Haliç kıyısında tarihi binalar topluluğu...
Köprünün tam altında kalan eski Levazım Okulu, bugünün Beyoğlu Adliyesi. Üzerinden geçen günde üç bine yakın aracın pisliği, tozu, gazı bu binaların bahçesindeki muazzam çınarların ve orada çalışanların üzerine yağıyor.
Dün bir yakınımın duruşması için oradaydım. Her ayrıntıyı saatlerce ve dikkatle gözlemledim.
Şimdi benden ne yazmamı beklediğinizi kestirebiliyorum. Adliye çilesini anlatmamı bekliyorsunuz.
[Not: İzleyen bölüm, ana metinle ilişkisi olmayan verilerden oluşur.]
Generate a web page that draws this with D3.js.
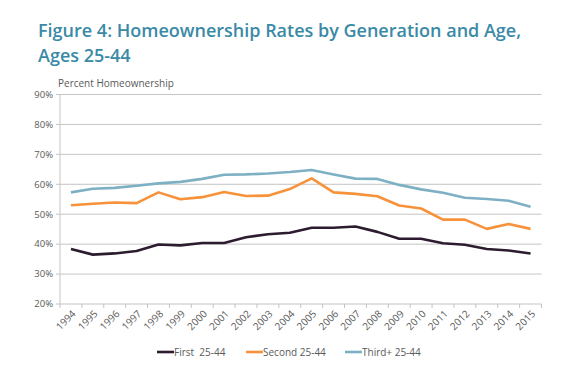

Beş metrekarelik odaya yirmi beş bin dosya sığdırıldığını; avukatların doğru düzgün dosya inceleyecekleri bir sehpa bile bulamadıklarını; duruşmaların küçücük salonlarda dip dibe yapıldığını, daracık koridorlarda davalı ve davacıların, eli kelepçeli tutuklularla, mağdur ailelerin tıklım tıkış bir arada olduğunu anlatıp şikâyet etmemi bekliyorsunuz.
Haklısınız!
Hepsi de doğru! Üstelik daha neler neler var!
***
Ama madalyonun öteki yüzü de var.
Beni (hani hep olumsuzluklara alışmışız ya!) azıcık şaşırtan, çokça sevindiren "insan" yüzü...
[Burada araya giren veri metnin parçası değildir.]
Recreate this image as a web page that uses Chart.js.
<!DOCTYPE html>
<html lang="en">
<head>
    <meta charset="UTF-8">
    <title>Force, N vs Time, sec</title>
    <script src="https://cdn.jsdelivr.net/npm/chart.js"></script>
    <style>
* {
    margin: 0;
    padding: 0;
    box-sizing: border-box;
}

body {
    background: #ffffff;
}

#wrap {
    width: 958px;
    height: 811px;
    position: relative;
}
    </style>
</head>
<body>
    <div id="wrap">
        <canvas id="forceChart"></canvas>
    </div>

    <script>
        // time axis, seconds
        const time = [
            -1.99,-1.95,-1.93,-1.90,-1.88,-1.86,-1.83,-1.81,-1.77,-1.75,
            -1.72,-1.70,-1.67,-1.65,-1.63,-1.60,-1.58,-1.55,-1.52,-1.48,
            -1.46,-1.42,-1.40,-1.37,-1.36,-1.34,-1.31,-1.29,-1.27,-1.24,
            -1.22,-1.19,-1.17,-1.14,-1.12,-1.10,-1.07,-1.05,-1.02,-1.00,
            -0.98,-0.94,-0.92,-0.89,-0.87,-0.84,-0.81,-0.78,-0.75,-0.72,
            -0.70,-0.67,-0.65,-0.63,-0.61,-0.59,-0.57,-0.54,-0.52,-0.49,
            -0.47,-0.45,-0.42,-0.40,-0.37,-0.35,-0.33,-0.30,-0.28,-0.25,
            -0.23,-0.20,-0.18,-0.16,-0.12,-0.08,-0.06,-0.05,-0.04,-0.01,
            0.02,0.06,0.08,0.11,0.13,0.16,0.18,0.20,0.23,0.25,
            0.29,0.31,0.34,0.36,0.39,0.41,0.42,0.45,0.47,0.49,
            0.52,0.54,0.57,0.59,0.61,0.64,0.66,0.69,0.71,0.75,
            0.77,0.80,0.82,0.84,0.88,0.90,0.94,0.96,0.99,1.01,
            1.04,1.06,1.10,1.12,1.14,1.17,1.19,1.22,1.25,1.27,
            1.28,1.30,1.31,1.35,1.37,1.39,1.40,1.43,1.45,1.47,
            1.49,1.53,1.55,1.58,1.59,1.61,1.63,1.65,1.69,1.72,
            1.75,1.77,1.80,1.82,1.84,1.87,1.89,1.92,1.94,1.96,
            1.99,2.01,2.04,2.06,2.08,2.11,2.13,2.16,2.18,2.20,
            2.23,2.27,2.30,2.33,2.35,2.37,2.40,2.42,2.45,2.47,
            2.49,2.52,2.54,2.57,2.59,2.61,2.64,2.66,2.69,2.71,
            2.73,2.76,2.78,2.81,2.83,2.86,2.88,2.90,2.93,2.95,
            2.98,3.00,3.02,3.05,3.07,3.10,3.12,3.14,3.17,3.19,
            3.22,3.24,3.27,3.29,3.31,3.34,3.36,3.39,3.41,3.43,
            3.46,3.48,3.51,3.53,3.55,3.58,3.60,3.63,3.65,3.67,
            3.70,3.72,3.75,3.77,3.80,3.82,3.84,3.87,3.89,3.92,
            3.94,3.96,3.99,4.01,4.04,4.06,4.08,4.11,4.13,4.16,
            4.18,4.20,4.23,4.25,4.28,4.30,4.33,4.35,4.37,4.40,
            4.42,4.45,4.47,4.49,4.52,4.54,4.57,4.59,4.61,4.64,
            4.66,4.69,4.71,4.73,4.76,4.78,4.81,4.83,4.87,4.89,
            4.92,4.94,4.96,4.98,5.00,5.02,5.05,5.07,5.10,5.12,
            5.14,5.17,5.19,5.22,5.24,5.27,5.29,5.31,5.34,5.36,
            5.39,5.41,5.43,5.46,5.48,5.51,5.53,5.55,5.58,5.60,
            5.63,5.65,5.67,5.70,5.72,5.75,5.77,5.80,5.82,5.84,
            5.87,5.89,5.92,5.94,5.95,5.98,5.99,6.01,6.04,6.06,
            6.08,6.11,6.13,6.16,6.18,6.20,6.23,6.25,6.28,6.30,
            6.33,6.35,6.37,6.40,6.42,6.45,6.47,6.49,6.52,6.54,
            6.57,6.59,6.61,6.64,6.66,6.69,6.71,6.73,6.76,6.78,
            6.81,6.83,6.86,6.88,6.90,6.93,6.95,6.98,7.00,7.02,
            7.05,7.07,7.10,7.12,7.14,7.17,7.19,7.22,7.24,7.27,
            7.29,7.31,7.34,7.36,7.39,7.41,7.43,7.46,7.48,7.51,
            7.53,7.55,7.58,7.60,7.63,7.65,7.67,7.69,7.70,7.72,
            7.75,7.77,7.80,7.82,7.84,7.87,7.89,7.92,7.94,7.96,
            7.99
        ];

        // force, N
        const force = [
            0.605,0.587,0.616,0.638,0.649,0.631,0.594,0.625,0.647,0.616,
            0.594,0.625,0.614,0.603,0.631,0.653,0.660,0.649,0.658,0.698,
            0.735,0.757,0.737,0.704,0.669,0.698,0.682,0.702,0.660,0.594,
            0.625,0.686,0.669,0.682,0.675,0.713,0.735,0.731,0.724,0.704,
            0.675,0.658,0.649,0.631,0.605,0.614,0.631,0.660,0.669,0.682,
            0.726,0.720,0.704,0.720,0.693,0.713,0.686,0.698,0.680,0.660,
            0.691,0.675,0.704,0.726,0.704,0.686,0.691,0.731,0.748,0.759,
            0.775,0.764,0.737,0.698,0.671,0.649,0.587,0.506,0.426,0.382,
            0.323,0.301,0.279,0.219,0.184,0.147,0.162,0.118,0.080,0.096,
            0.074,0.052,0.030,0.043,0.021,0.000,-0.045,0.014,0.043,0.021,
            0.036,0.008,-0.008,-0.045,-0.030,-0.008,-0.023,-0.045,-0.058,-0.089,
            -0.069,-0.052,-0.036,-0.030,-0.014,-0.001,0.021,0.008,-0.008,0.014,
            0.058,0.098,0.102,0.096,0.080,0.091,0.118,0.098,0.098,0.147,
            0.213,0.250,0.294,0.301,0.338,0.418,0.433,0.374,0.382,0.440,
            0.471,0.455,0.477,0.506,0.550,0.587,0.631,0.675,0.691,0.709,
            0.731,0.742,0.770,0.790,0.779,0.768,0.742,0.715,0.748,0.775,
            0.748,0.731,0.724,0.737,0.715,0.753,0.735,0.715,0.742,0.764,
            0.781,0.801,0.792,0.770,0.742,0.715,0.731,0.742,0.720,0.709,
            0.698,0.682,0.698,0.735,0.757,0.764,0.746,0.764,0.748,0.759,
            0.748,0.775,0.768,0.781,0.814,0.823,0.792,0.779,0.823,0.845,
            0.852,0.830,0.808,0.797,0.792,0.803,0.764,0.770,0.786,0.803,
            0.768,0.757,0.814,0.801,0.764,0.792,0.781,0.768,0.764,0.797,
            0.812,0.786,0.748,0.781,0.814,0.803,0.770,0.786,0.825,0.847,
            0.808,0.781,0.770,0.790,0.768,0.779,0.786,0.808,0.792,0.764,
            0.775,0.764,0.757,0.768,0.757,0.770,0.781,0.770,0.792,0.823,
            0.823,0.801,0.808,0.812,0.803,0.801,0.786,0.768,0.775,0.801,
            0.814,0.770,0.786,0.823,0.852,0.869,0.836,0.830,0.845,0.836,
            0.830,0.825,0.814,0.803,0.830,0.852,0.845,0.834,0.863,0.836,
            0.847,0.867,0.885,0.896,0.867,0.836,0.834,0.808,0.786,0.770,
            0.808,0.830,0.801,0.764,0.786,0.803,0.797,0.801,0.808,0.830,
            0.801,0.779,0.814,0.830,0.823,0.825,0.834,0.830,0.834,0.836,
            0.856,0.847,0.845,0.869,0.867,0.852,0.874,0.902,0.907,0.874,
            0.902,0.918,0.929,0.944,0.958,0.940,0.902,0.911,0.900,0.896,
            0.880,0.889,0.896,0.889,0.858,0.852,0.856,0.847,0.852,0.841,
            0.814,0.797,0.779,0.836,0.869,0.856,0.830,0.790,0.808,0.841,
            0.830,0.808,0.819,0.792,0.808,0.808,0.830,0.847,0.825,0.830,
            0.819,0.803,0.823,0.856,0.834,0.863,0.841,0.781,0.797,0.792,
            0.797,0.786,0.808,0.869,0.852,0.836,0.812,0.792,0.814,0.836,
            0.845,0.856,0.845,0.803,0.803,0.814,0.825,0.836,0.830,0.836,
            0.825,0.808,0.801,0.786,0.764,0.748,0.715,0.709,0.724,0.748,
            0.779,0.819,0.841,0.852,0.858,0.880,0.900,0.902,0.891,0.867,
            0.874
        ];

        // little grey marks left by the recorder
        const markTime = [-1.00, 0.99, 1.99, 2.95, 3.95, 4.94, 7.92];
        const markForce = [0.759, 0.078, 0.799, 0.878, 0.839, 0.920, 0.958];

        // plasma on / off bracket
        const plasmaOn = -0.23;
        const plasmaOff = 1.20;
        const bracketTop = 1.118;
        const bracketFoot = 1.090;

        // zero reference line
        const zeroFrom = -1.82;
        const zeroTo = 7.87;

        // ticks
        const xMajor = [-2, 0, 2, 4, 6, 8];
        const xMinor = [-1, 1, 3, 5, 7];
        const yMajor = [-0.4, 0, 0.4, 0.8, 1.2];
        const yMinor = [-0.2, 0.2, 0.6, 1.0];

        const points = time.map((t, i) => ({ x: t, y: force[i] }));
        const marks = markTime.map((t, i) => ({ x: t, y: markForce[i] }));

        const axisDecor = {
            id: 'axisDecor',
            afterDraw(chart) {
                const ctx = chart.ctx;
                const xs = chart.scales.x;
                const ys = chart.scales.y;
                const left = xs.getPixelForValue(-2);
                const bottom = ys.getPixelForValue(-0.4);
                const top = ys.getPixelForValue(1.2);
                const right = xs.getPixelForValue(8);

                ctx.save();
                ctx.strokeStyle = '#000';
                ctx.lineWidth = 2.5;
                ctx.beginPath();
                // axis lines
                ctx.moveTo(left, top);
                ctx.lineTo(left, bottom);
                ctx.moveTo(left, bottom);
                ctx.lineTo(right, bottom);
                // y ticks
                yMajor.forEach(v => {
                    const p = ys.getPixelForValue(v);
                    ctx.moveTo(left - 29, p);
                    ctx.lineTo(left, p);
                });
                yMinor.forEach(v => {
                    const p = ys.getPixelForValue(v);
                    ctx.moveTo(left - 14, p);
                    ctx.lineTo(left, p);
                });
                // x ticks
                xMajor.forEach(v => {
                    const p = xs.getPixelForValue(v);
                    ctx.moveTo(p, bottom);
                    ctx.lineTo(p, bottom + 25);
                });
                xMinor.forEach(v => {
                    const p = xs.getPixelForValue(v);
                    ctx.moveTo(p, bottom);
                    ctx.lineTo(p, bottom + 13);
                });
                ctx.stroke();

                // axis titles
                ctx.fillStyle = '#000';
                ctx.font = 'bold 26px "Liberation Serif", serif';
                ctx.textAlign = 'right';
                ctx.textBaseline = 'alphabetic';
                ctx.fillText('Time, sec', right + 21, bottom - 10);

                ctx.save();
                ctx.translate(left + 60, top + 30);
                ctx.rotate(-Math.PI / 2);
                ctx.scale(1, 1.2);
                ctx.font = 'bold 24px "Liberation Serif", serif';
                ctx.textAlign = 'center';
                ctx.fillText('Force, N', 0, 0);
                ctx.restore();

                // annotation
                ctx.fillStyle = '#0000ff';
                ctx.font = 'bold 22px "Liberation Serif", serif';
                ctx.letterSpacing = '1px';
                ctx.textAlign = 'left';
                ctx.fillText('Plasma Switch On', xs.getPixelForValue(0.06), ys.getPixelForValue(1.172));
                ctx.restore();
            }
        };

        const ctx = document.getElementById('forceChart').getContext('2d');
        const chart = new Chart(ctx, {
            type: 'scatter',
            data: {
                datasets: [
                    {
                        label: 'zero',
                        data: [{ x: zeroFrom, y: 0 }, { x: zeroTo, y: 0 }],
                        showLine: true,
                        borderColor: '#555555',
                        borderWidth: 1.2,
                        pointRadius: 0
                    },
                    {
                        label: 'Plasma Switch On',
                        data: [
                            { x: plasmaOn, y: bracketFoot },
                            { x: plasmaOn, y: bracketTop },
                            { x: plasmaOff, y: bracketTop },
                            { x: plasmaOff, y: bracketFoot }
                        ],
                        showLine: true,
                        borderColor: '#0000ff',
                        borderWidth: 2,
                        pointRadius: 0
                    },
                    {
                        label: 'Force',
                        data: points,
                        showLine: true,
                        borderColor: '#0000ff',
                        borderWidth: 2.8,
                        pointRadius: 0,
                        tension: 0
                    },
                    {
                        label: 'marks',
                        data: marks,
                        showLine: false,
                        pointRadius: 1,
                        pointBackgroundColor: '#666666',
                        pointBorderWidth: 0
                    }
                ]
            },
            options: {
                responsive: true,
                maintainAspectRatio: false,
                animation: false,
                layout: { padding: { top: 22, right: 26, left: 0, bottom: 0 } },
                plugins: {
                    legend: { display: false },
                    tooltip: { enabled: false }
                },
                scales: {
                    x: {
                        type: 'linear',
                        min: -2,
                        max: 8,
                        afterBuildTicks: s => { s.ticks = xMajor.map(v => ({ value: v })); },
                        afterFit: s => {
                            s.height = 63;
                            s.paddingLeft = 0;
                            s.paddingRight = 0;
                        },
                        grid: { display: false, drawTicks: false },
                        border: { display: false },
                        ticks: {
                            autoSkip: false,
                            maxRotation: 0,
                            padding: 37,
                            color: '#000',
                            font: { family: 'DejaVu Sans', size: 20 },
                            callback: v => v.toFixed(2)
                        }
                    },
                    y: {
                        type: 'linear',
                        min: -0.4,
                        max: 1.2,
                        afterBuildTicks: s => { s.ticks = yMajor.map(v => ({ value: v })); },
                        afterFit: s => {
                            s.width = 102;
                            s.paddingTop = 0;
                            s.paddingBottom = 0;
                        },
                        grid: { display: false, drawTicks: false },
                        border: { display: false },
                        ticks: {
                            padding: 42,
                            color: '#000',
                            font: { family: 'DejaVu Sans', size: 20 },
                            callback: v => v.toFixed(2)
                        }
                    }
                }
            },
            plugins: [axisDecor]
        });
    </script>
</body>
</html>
İlk kez bir adliyede, hem de
ceza mahkemeleri bölümünde kavgalı gürültülü bir hava değil,
"yumuşacık" ve
"insanca" bir hava soludum.
Bir gıdım aylığıyla hem ailesini geçindirmeyi hem de kendine özen göstermeyi nasılsa becerebilen sevimli
kalem görevlileriyle...
Mahkemeyle işi olan hiç kimseyi aşağılamadan ama mahkemeye gösterilmesi gereken saygı dozunu henüz herkes koridordayken hissettiren sessiz ve işini iyi bilen
mübaşirleriyle...
O daracık ve boğucu odalarda arka arkaya "nikâh kıyar" gibi zor davalara bakmak zorunda kalan fakat yine de dikkatini, esprisini ve güler yüzünü yitirmeyen
hâkimleriyle...
Ve çaycısına, otoparkçısına kadar daha birçok görevlisiyle...
Sakin, iddiasız ve
insanca bir iklim hâkimdi
Beyoğlu Adliyesi'ndeki atmosfere.
Bir kez daha inandım..
Hâlâ dünya dönüyorsa...
Bütün çirkinleştirme çabalarına karşın hâlâ güzelse bir şeyler...
Hep işine ve başkalarına saygılı, vicdanlı, önyargıları zihnini karartmamış sade ve iyi insanlar sayesinde.